> _DATASET EXTRACT_
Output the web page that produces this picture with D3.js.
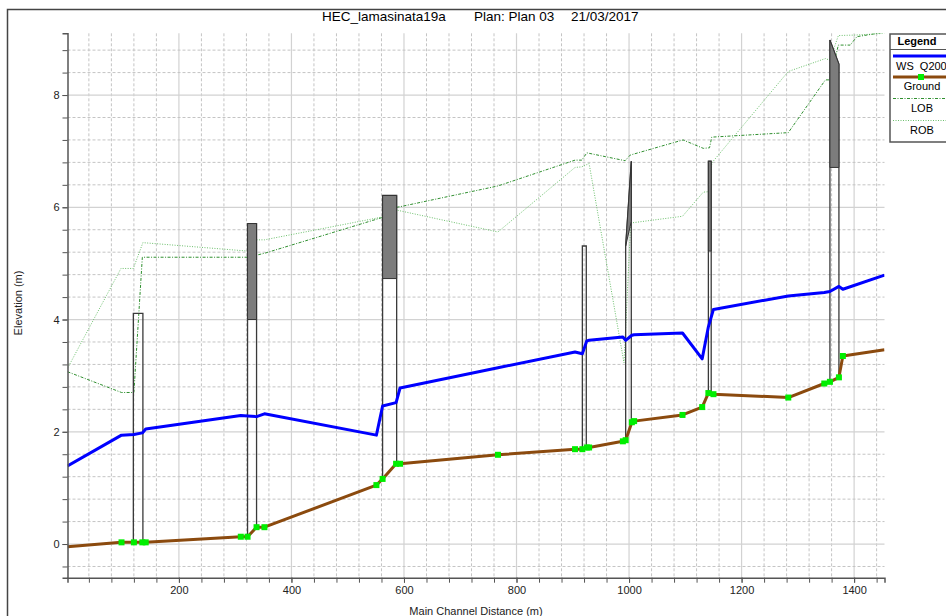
<!DOCTYPE html>
<html>
<head>
<meta charset="utf-8">
<script src="https://cdn.jsdelivr.net/npm/d3@7"></script>
<style>
  body { margin: 0; background: #fff; }
  svg { font-family: "Liberation Sans", Arial, sans-serif; }
</style>
</head>
<body>
<svg id="chart" width="946" height="616"></svg>
<script>
// Cross-section stations along the main channel (m) with ground and water surface
const stations   = [2, 98, 120, 135, 141, 310, 322, 338, 352, 551, 562, 586, 593, 767, 904, 917, 925, 929, 989, 994, 1005, 1009, 1095, 1130, 1141, 1150, 1283, 1347, 1357, 1373, 1380, 1454];
const groundElev = [-0.05, 0.03, 0.03, 0.03, 0.03, 0.13, 0.13, 0.30, 0.30, 1.05, 1.16, 1.43, 1.43, 1.59, 1.69, 1.69, 1.72, 1.72, 1.83, 1.85, 2.17, 2.19, 2.30, 2.44, 2.69, 2.67, 2.61, 2.86, 2.89, 2.97, 3.35, 3.46];
const wsQ200     = [1.39, 1.94, 1.95, 1.98, 2.05, 2.29, 2.28, 2.27, 2.32, 1.94, 2.46, 2.52, 2.78, 3.14, 3.42, 3.39, 3.62, 3.63, 3.69, 3.63, 3.72, 3.73, 3.76, 3.30, 3.87, 4.18, 4.42, 4.48, 4.50, 4.59, 4.54, 4.79];

// Left overbank
const lobDist = [2, 98, 120, 135, 322, 352, 562, 587, 593, 767, 904, 916, 925, 993, 1002, 1096, 1132, 1143, 1147, 1283, 1349, 1357, 1372, 1393, 1405, 1454];
const lobElev = [3.07, 2.70, 2.70, 5.11, 5.11, 5.18, 5.82, 6.00, 6.01, 6.38, 6.84, 6.84, 6.97, 6.83, 6.93, 7.20, 7.05, 7.06, 7.25, 7.33, 8.27, 8.27, 8.89, 8.89, 9.04, 9.12];

// Right overbank
const robDist = [2, 97, 119, 136, 322, 338, 352, 563, 587, 767, 904, 916, 929, 991, 1003, 1095, 1132, 1144, 1147, 1283, 1349, 1357, 1372, 1405, 1454];
const robElev = [3.13, 4.91, 4.91, 5.37, 5.22, 5.42, 5.42, 5.83, 5.95, 5.56, 6.71, 6.72, 6.78, 3.23, 5.72, 5.84, 6.27, 6.28, 6.79, 8.42, 8.65, 8.62, 9.06, 9.07, 9.10];

// Bridges / culverts: upstream and downstream faces, high and low chord
const bridgeUp      = [119, 322, 562, 917, 994, 1141, 1357];
const bridgeDown    = [136, 338, 587, 924, 1004, 1146, 1373];
const highChordUp   = [4.11, 5.71, 6.21, 5.31, 5.31, 6.82, 8.98];
const highChordDown = [4.11, 5.71, 6.21, 5.31, 6.82, 6.82, 8.55];
const lowChordUp    = [4.11, 4.00, 4.73, 5.31, 5.31, 5.22, 6.71];
const lowChordDown  = [4.11, 4.00, 4.73, 5.31, 5.75, 5.22, 6.71];

// Axis ticks
const xMajorTicks = [200, 400, 600, 800, 1000, 1200, 1400];
const xMinorTicks = d3.range(40, 1441, 40);
const yMajorTicks = [0, 2, 4, 6, 8];
const yMinorTicks = d3.range(-0.4, 8.81, 0.4).map(v => +v.toFixed(1));

const titleParts = [
  { text: "HEC_lamasinata19a", x: 322 },
  { text: "Plan: Plan 03", x: 474 },
  { text: "21/03/2017", x: 571 }
];

const legendItems = ["WS  Q200", "Ground", "LOB", "ROB"];

// ---------------------------------------------------------------
const svg = d3.select("#chart");
const plot = { left: 67.5, right: 884.5, top: 33.3, bottom: 577.7 };

const x = d3.scaleLinear().domain([2, 1454]).range([plot.left, plot.right]);
const y = d3.scaleLinear().domain([-0.6, 9.1]).range([plot.bottom, plot.top]);

// outer frame
svg.append("rect")
  .attr("x", 7.5).attr("y", 9.5)
  .attr("width", 960).attr("height", 640)
  .attr("fill", "none").attr("stroke", "#444").attr("stroke-width", 1.5);

// title
svg.selectAll("text.title").data(titleParts).join("text")
  .attr("class", "title")
  .attr("x", d => d.x).attr("y", 21)
  .attr("font-size", 13.5).attr("fill", "#000")
  .text(d => d.text);

// clip for plot content
svg.append("defs").append("clipPath").attr("id", "plotClip")
  .append("rect")
  .attr("x", plot.left).attr("y", plot.top)
  .attr("width", plot.right - plot.left).attr("height", plot.bottom - plot.top);

// grid
const grid = svg.append("g");
grid.selectAll("line.vmin").data(xMinorTicks.filter(v => !xMajorTicks.includes(v))).join("line")
  .attr("x1", d => x(d)).attr("x2", d => x(d))
  .attr("y1", plot.top).attr("y2", plot.bottom)
  .attr("stroke", "#c4c4c4").attr("stroke-width", 1).attr("stroke-dasharray", "3,2");
grid.selectAll("line.vmaj").data(xMajorTicks).join("line")
  .attr("x1", d => x(d)).attr("x2", d => x(d))
  .attr("y1", plot.top).attr("y2", plot.bottom)
  .attr("stroke", "#d2d2d2").attr("stroke-width", 1.2);
grid.selectAll("line.hmin").data(yMinorTicks.filter(v => !yMajorTicks.includes(v))).join("line")
  .attr("x1", plot.left).attr("x2", plot.right)
  .attr("y1", d => y(d)).attr("y2", d => y(d))
  .attr("stroke", "#c4c4c4").attr("stroke-width", 1).attr("stroke-dasharray", "3,2");
grid.selectAll("line.hmaj").data(yMajorTicks).join("line")
  .attr("x1", plot.left).attr("x2", plot.right)
  .attr("y1", d => y(d)).attr("y2", d => y(d))
  .attr("stroke", "#d2d2d2").attr("stroke-width", 1.2);

const content = svg.append("g").attr("clip-path", "url(#plotClip)");

const line = d3.line().x(d => x(d[0])).y(d => y(d[1]));
const zip = (a, b) => a.map((v, i) => [v, b[i]]);

// overbank lines
content.append("path").datum(zip(robDist, robElev))
  .attr("d", line).attr("fill", "none")
  .attr("stroke", "#6cbf6c").attr("stroke-width", 1).attr("stroke-dasharray", "1,1.5");
content.append("path").datum(zip(lobDist, lobElev))
  .attr("d", line).attr("fill", "none")
  .attr("stroke", "#2f8f2f").attr("stroke-width", 1).attr("stroke-dasharray", "3,1.5,1,1.5");

// ground elevation at any distance
const groundAt = d => {
  const i = d3.bisectRight(stations, d);
  if (i <= 0) return groundElev[0];
  if (i >= stations.length) return groundElev[stations.length - 1];
  const t = (d - stations[i - 1]) / (stations[i] - stations[i - 1]);
  return groundElev[i - 1] + t * (groundElev[i] - groundElev[i - 1]);
};

// bridges
const bridges = bridgeUp.map((u, i) => ({
  up: u, down: bridgeDown[i],
  hu: highChordUp[i], hd: highChordDown[i],
  lu: lowChordUp[i], ld: lowChordDown[i]
}));
const bg = content.append("g");
bridges.forEach(b => {
  const outline = [[b.up, groundAt(b.up)], [b.up, b.hu], [b.down, b.hd], [b.down, groundAt(b.down)]];
  bg.append("path").datum(outline)
    .attr("d", line).attr("fill", "none")
    .attr("stroke", "#3a3a3a").attr("stroke-width", 1.3);
  if (b.hu > b.lu || b.hd > b.ld) {
    const deck = [[b.up, b.hu], [b.down, b.hd], [b.down, b.ld], [b.up, b.lu]];
    bg.append("path").datum(deck)
      .attr("d", line(deck) + "Z")
      .attr("fill", "#7c7c7c").attr("stroke", "#333").attr("stroke-width", 1);
  }
});

// water surface
content.append("path").datum(zip(stations, wsQ200))
  .attr("d", line).attr("fill", "none")
  .attr("stroke", "#0000ff").attr("stroke-width", 3).attr("stroke-linejoin", "round");

// ground
content.append("path").datum(zip(stations, groundElev))
  .attr("d", line).attr("fill", "none")
  .attr("stroke", "#8b4a0e").attr("stroke-width", 3).attr("stroke-linejoin", "round");
content.selectAll("rect.gm").data(zip(stations, groundElev).slice(1, -1)).join("rect")
  .attr("x", d => x(d[0]) - 3).attr("y", d => y(d[1]) - 3)
  .attr("width", 6).attr("height", 6).attr("fill", "#00ee00");

// axes
const axisStyle = g => {
  g.select(".domain").attr("stroke", "#555").attr("stroke-width", 1.5);
  g.selectAll(".tick line").attr("stroke", "#555");
  g.selectAll(".tick text").attr("fill", "#222").attr("font-size", 11)
    .attr("font-family", "\"Liberation Sans\", Arial, sans-serif");
};
svg.append("g").attr("transform", `translate(0,${plot.bottom})`)
  .call(d3.axisBottom(x).tickValues(xMinorTicks).tickSize(5).tickFormat(""))
  .call(axisStyle);
svg.append("g").attr("transform", `translate(0,${plot.bottom})`)
  .call(d3.axisBottom(x).tickValues(xMajorTicks).tickSize(5).tickPadding(4).tickFormat(d3.format("d")))
  .call(axisStyle).call(g => g.select(".domain").remove());
svg.append("g").attr("transform", `translate(${plot.left},0)`)
  .call(d3.axisLeft(y).tickValues(yMinorTicks).tickSize(5).tickFormat(""))
  .call(axisStyle);
svg.append("g").attr("transform", `translate(${plot.left},0)`)
  .call(d3.axisLeft(y).tickValues(yMajorTicks).tickSize(5).tickPadding(3).tickFormat(d3.format("d")))
  .call(axisStyle).call(g => g.select(".domain").remove());

// axis titles
svg.append("text")
  .attr("transform", "translate(22,303) rotate(-90)")
  .attr("text-anchor", "middle").attr("font-size", 11).attr("fill", "#222")
  .text("Elevation (m)");
svg.append("text")
  .attr("x", 476).attr("y", 615)
  .attr("text-anchor", "middle").attr("font-size", 11).attr("fill", "#222")
  .text("Main Channel Distance (m)");

// legend
const lg = svg.append("g");
const lx = 890, lw = 76, tcx = 922;
lg.append("rect").attr("x", lx).attr("y", 34).attr("width", lw).attr("height", 108)
  .attr("fill", "#fff").attr("stroke", "#555").attr("stroke-width", 1.5);
lg.append("line").attr("x1", lx).attr("x2", lx + lw).attr("y1", 49.5).attr("y2", 49.5)
  .attr("stroke", "#555").attr("stroke-width", 1.2);
lg.append("text").attr("x", 917).attr("y", 45).attr("text-anchor", "middle")
  .attr("font-size", 11).attr("font-weight", "bold").text("Legend");

const rowY = [56, 77, 98.5, 120.5];
const textY = [69.5, 90, 112, 134];
lg.append("line").attr("x1", lx + 3).attr("x2", lx + lw).attr("y1", rowY[0]).attr("y2", rowY[0])
  .attr("stroke", "#0000ff").attr("stroke-width", 3);
lg.append("line").attr("x1", lx + 3).attr("x2", lx + lw).attr("y1", rowY[1]).attr("y2", rowY[1])
  .attr("stroke", "#8b4a0e").attr("stroke-width", 3);
lg.append("rect").attr("x", 921 - 3).attr("y", rowY[1] - 3).attr("width", 6).attr("height", 6)
  .attr("fill", "#00ee00");
lg.append("line").attr("x1", lx + 3).attr("x2", lx + lw).attr("y1", rowY[2]).attr("y2", rowY[2])
  .attr("stroke", "#2f8f2f").attr("stroke-width", 1).attr("stroke-dasharray", "3,1.5,1,1.5");
lg.append("line").attr("x1", lx + 3).attr("x2", lx + lw).attr("y1", rowY[3]).attr("y2", rowY[3])
  .attr("stroke", "#6cbf6c").attr("stroke-width", 1).attr("stroke-dasharray", "1,1.5");
legendItems.forEach((t, i) => {
  lg.append("text")
    .attr("x", i === 0 ? lx + 6 : tcx).attr("y", textY[i])
    .attr("text-anchor", i === 0 ? "start" : "middle")
    .attr("font-size", 11).attr("fill", "#000")
    .style("white-space", "pre")
    .text(t);
});
</script>
</body>
</html>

> _WRITTEN INSTRUCTION_
Write out exactly the opening lines of the data, stopping after the line that holds "4.59, 4.54, 4.79];". Exclude pictures.

> _FULL SOLUTION_
Output the web page that produces this picture with D3.js.
<!DOCTYPE html>
<html>
<head>
<meta charset="utf-8">
<script src="https://cdn.jsdelivr.net/npm/d3@7"></script>
<style>
  body { margin: 0; background: #fff; }
  svg { font-family: "Liberation Sans", Arial, sans-serif; }
</style>
</head>
<body>
<svg id="chart" width="946" height="616"></svg>
<script>
// Cross-section stations along the main channel (m) with ground and water surface
const stations   = [2, 98, 120, 135, 141, 310, 322, 338, 352, 551, 562, 586, 593, 767, 904, 917, 925, 929, 989, 994, 1005, 1009, 1095, 1130, 1141, 1150, 1283, 1347, 1357, 1373, 1380, 1454];
const groundElev = [-0.05, 0.03, 0.03, 0.03, 0.03, 0.13, 0.13, 0.30, 0.30, 1.05, 1.16, 1.43, 1.43, 1.59, 1.69, 1.69, 1.72, 1.72, 1.83, 1.85, 2.17, 2.19, 2.30, 2.44, 2.69, 2.67, 2.61, 2.86, 2.89, 2.97, 3.35, 3.46];
const wsQ200     = [1.39, 1.94, 1.95, 1.98, 2.05, 2.29, 2.28, 2.27, 2.32, 1.94, 2.46, 2.52, 2.78, 3.14, 3.42, 3.39, 3.62, 3.63, 3.69, 3.63, 3.72, 3.73, 3.76, 3.30, 3.87, 4.18, 4.42, 4.48, 4.50, 4.59, 4.54, 4.79];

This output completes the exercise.